What needs to be done
Print them exactly: the lines from the beginning of the entries below through the line that contains "const plannedYears = years.slice(18);", and only those, with the pictures left out.

[Charts and diagrams as code]
***
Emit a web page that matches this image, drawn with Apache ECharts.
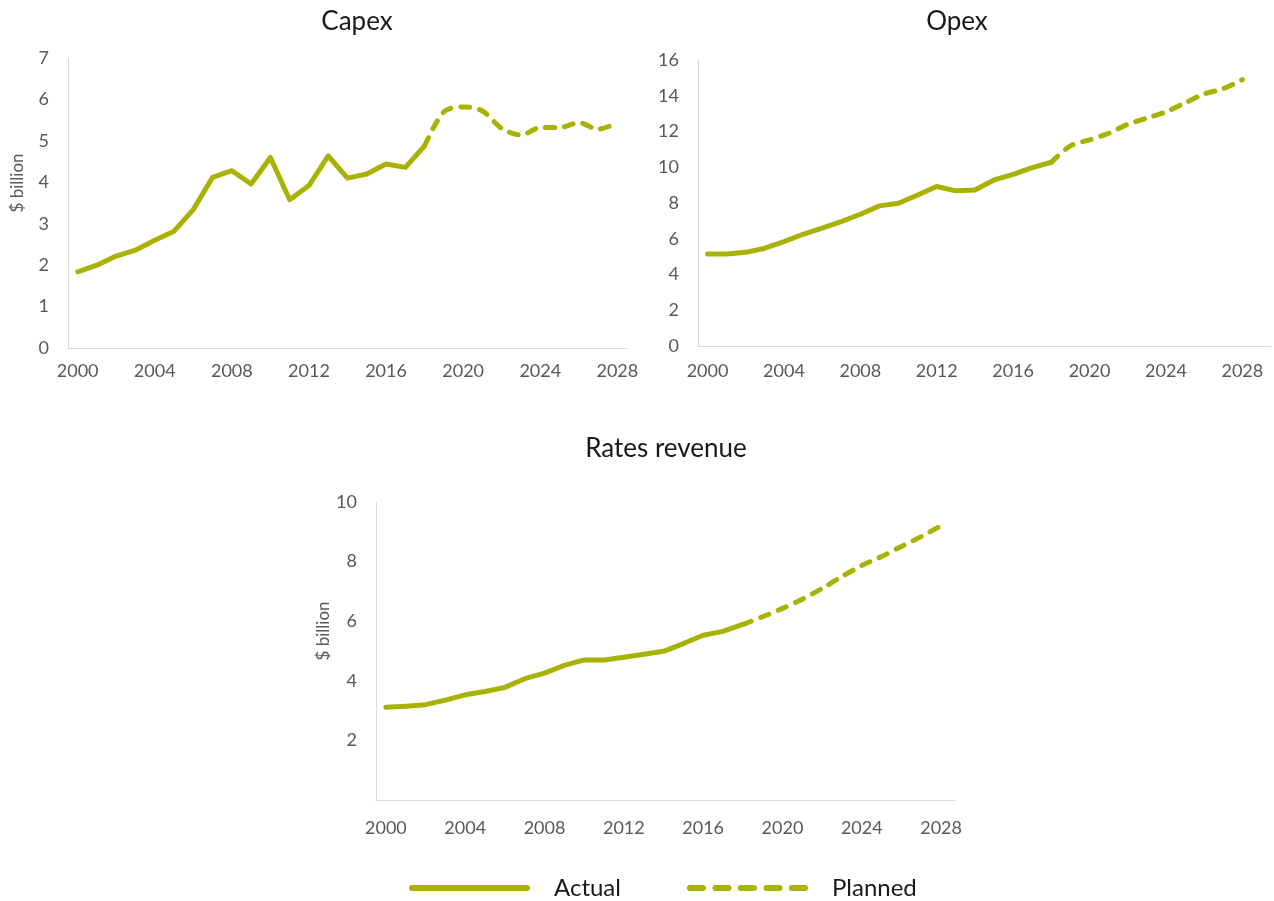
<!DOCTYPE html>
<html>
<head>
<meta charset="utf-8">
<script src="https://cdn.jsdelivr.net/npm/echarts@6/dist/echarts.min.js"></script>
<style>
html,body{margin:0;padding:0;background:#fff;}
#c{width:1274px;height:901px;}
</style>
</head>
<body>
<div id="c"></div>
<script>
const years = [2000,2001,2002,2003,2004,2005,2006,2007,2008,2009,2010,2011,2012,2013,2014,2015,2016,2017,2018,2019,2020,2021,2022,2023,2024,2025,2026,2027,2028];
const tickYears = [2000,2004,2008,2012,2016,2020,2024,2028];
const actualYears = years.slice(0, 19);
const plannedYears = years.slice(18);

const capexActual = [1.84,2.0,2.22,2.36,2.6,2.82,3.34,4.12,4.28,3.96,4.6,3.58,3.92,4.64,4.1,4.2,4.44,4.36,4.88];
const capexPlanned = [4.88,5.7,5.82,5.72,5.3,5.14,5.32,5.32,5.44,5.28,5.44];
const opexActual = [5.15,5.15,5.24,5.47,5.84,6.25,6.59,6.96,7.37,7.84,7.99,8.45,8.92,8.68,8.73,9.29,9.6,9.98,10.28];
const opexPlanned = [10.28,11.2,11.53,11.9,12.4,12.75,13.1,13.6,14.1,14.4,14.9];
const ratesActual = [3.11,3.15,3.2,3.35,3.53,3.64,3.78,4.07,4.26,4.52,4.7,4.7,4.79,4.89,4.99,5.25,5.53,5.66,5.89];
const ratesPlanned = [5.89,6.15,6.43,6.74,7.1,7.5,7.87,8.17,8.51,8.84,9.21];

const titles = ['Capex','Opex','Rates revenue'];
const yName = '$ billion';
const legendNames = ['Actual','Planned'];

const GREEN = '#A9B200';
const AXIS = '#d9d9d9';
const LABEL = '#595959';
const FONT = 'Lato';

function pairs(xs, ys){ return xs.map((x,i)=>[x, ys[i]]); }

// legend icons: a solid rounded bar and a row of rounded dashes
function roundBar(x0, w, h){
  const r = h/2;
  return 'M'+(x0+r)+',0 L'+(x0+w-r)+',0 A'+r+','+r+' 0 0 1 '+(x0+w-r)+','+h+' L'+(x0+r)+','+h+' A'+r+','+r+' 0 0 1 '+(x0+r)+',0 Z ';
}
const solidIcon = 'path://' + roundBar(0, 121, 6);
let dashPath = '';
for (let i=0;i<5;i++){ dashPath += roundBar(i*25.5, 19, 6); }
const dashIcon = 'path://' + dashPath;

function xAxis(idx, max, margin){
  return {
    type:'value', gridIndex: idx, min:1999.5, max: max,
    axisLine:{show:true, lineStyle:{color:AXIS, width:1}},
    axisTick:{show:false},
    splitLine:{show:false},
    axisLabel:{customValues: tickYears, formatter: v => String(v), color:LABEL, fontFamily:FONT, fontSize:18, margin: margin}
  };
}
function yAxis(idx, max, interval, name, showMin){
  return {
    type:'value', gridIndex: idx, min:0, max:max, interval:interval,
    axisLine:{show:true, lineStyle:{color:AXIS, width:1}},
    axisTick:{show:false},
    splitLine:{show:false},
    axisLabel:{color:LABEL, fontFamily:FONT, fontSize:18, margin:19, showMinLabel: showMin},
    name: name || '',
    nameLocation:'middle',
    nameGap: 42,
    nameRotate: 90,
    nameTextStyle:{color:LABEL, fontFamily:FONT, fontSize:17, padding:[0,0,0,40]}
  };
}
function lineSeries(name, idx, xs, ys, dashed){
  return {
    name:name, type:'line', xAxisIndex:idx, yAxisIndex:idx,
    data: pairs(xs, ys), symbol:'none', smooth: dashed ? 0.3 : false,
    lineStyle:{color:GREEN, width:5, type: dashed ? [9,10] : 'solid', cap:'round', join:'round'},
    itemStyle:{color:GREEN},
    emphasis:{disabled:true}, silent:true
  };
}

const titleStyle = {fontFamily:FONT, fontSize:26, fontWeight:'normal', color:'#1a1a1a'};
const chart = echarts.init(document.getElementById('c'), null, {renderer:'canvas'});
chart.setOption({
  animation:false,
  backgroundColor:'#fff',
  title:[
    {text:titles[0], left:352, top:4, textAlign:'center', textStyle:titleStyle},
    {text:titles[1], left:952, top:4, textAlign:'center', textStyle:titleStyle},
    {text:titles[2], left:661, top:431, textAlign:'center', textStyle:titleStyle}
  ],
  grid:[
    {left:68, top:58, width:559, height:290},
    {left:698, top:60, width:573, height:286},
    {left:376, top:502, width:579, height:298}
  ],
  xAxis:[ xAxis(0, 2028.5, 14), xAxis(1, 2029.5, 16), xAxis(2, 2028.7, 19) ],
  yAxis:[
    yAxis(0, 7, 1, yName, true),
    yAxis(1, 16, 2, '', true),
    yAxis(2, 10, 2, yName, false)
  ],
  legend:{
    data:[
      {name:legendNames[0], icon: solidIcon, itemStyle:{color:GREEN, borderWidth:0}},
      {name:legendNames[1], icon: dashIcon, itemStyle:{color:GREEN, borderWidth:0}}
    ],
    left:404, top:871, itemWidth:121, itemHeight:6, itemGap:66,
    itemStyle:{color:GREEN, borderWidth:0},
    lineStyle:{width:0},
    textStyle:{fontFamily:FONT, fontSize:24, color:'#1a1a1a', padding:[0,0,0,19]}
  },
  series:[
    lineSeries(legendNames[0],0,actualYears,capexActual,false),
    lineSeries(legendNames[1],0,plannedYears,capexPlanned,true),
    lineSeries(legendNames[0],1,actualYears,opexActual,false),
    lineSeries(legendNames[1],1,plannedYears,opexPlanned,true),
    lineSeries(legendNames[0],2,actualYears,ratesActual,false),
    lineSeries(legendNames[1],2,plannedYears,ratesPlanned,true)
  ]
});
</script>
</body>
</html>
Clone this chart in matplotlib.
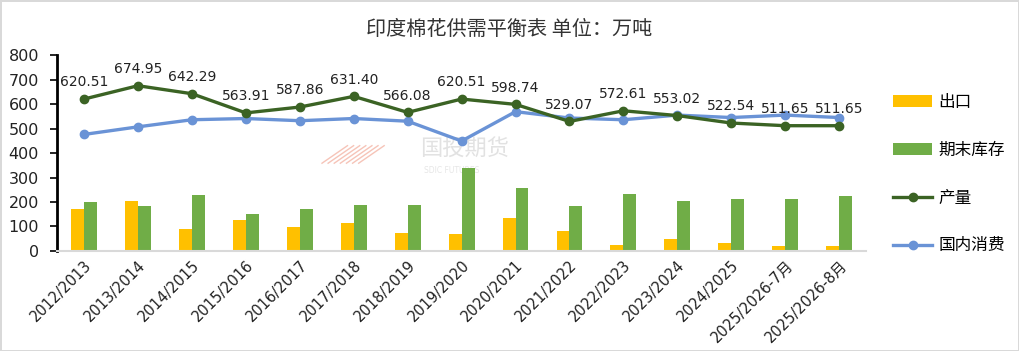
***
The response
Emit a web page that matches this image, drawn with Apache ECharts.
<!DOCTYPE html>
<html>
<head>
<meta charset="utf-8">
<script src="https://cdn.jsdelivr.net/npm/echarts@6/dist/echarts.min.js"></script>
<style>
html,body{margin:0;padding:0;background:#fff;}
#c{width:1274px;height:901px;}
</style>
</head>
<body>
<div id="c"></div>
<script>
const years = [2000,2001,2002,2003,2004,2005,2006,2007,2008,2009,2010,2011,2012,2013,2014,2015,2016,2017,2018,2019,2020,2021,2022,2023,2024,2025,2026,2027,2028];
const tickYears = [2000,2004,2008,2012,2016,2020,2024,2028];
const actualYears = years.slice(0, 19);
const plannedYears = years.slice(18);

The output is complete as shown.